**OBJECTIVE:**
Only the lines from the start of the data through the line containing "loss_dx = [(-10, 1)]" should be written out, exactly as they are, with both ends included and the pictures left out.
**** MATERIAL ****
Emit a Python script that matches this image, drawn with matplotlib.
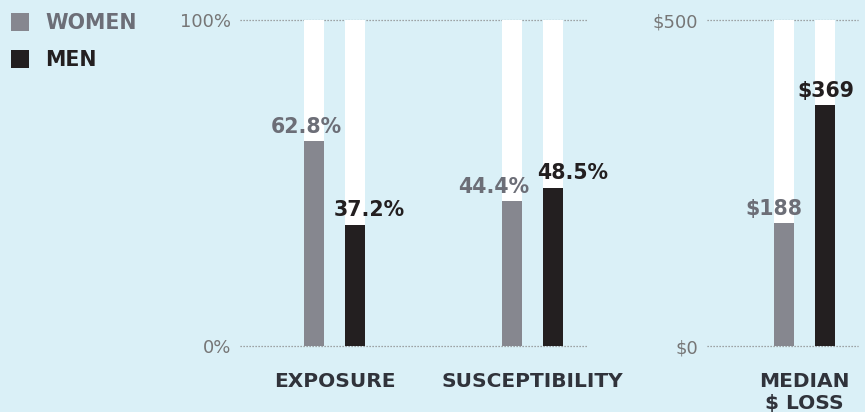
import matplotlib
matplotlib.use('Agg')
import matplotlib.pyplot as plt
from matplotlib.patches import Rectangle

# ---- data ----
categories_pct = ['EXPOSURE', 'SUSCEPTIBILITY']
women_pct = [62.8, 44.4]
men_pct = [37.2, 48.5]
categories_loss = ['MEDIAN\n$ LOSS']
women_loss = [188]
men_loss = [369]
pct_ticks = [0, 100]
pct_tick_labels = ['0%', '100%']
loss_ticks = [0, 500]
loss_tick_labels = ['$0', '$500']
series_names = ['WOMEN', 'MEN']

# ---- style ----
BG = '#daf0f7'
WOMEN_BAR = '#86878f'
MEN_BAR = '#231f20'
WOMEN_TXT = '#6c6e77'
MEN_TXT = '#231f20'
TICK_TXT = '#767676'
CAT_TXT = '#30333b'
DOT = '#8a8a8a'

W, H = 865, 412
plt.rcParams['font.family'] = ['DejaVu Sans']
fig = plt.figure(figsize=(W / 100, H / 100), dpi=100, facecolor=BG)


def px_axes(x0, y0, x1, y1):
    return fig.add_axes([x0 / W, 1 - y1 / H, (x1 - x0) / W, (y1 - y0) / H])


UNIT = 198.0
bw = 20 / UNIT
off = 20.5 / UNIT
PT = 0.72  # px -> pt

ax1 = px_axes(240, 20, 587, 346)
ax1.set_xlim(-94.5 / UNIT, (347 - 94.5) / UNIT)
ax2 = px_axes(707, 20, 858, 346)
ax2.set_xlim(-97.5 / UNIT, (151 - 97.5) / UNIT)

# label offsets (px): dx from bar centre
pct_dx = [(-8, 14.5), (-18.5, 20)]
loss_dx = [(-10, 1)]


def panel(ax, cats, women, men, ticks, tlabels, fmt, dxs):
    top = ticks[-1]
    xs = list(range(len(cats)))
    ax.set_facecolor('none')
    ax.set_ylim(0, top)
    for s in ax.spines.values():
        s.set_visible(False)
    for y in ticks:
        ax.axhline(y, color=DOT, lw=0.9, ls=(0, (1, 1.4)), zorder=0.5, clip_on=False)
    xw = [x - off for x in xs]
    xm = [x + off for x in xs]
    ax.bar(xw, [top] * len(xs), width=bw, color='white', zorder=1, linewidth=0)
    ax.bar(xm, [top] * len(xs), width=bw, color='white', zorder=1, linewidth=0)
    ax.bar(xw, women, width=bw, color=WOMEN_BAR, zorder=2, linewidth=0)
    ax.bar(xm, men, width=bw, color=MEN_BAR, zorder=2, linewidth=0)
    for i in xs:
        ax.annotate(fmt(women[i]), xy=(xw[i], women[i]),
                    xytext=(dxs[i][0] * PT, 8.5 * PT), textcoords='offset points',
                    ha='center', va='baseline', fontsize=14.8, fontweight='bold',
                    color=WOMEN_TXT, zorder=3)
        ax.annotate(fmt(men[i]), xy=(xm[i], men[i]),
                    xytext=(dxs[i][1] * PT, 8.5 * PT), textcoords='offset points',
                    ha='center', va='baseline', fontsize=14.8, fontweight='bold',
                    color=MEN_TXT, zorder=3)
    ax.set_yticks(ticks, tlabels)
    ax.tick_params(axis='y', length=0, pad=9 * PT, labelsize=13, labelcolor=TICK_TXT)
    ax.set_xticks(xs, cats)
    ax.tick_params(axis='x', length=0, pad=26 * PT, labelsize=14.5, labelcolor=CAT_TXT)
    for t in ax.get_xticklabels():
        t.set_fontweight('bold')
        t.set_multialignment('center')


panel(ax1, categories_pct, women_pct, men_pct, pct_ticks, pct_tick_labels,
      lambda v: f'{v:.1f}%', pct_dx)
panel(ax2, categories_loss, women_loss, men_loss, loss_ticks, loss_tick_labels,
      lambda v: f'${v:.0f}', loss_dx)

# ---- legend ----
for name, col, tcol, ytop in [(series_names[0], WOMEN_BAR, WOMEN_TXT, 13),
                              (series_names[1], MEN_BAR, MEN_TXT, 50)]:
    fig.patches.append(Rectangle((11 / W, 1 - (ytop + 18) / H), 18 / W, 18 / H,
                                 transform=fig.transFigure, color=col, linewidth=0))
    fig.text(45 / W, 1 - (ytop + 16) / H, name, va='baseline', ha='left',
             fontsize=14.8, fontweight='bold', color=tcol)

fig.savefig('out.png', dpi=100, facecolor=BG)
****
**THE REPLY:**
Emit a Python script that matches this image, drawn with matplotlib.
import matplotlib
matplotlib.use('Agg')
import matplotlib.pyplot as plt
from matplotlib.patches import Rectangle

# ---- data ----
categories_pct = ['EXPOSURE', 'SUSCEPTIBILITY']
women_pct = [62.8, 44.4]
men_pct = [37.2, 48.5]
categories_loss = ['MEDIAN\n$ LOSS']
women_loss = [188]
men_loss = [369]
pct_ticks = [0, 100]
pct_tick_labels = ['0%', '100%']
loss_ticks = [0, 500]
loss_tick_labels = ['$0', '$500']
series_names = ['WOMEN', 'MEN']

# ---- style ----
BG = '#daf0f7'
WOMEN_BAR = '#86878f'
MEN_BAR = '#231f20'
WOMEN_TXT = '#6c6e77'
MEN_TXT = '#231f20'
TICK_TXT = '#767676'
CAT_TXT = '#30333b'
DOT = '#8a8a8a'

W, H = 865, 412
plt.rcParams['font.family'] = ['DejaVu Sans']
fig = plt.figure(figsize=(W / 100, H / 100), dpi=100, facecolor=BG)


def px_axes(x0, y0, x1, y1):
    return fig.add_axes([x0 / W, 1 - y1 / H, (x1 - x0) / W, (y1 - y0) / H])


UNIT = 198.0
bw = 20 / UNIT
off = 20.5 / UNIT
PT = 0.72  # px -> pt

ax1 = px_axes(240, 20, 587, 346)
ax1.set_xlim(-94.5 / UNIT, (347 - 94.5) / UNIT)
ax2 = px_axes(707, 20, 858, 346)
ax2.set_xlim(-97.5 / UNIT, (151 - 97.5) / UNIT)

# label offsets (px): dx from bar centre
pct_dx = [(-8, 14.5), (-18.5, 20)]
loss_dx = [(-10, 1)]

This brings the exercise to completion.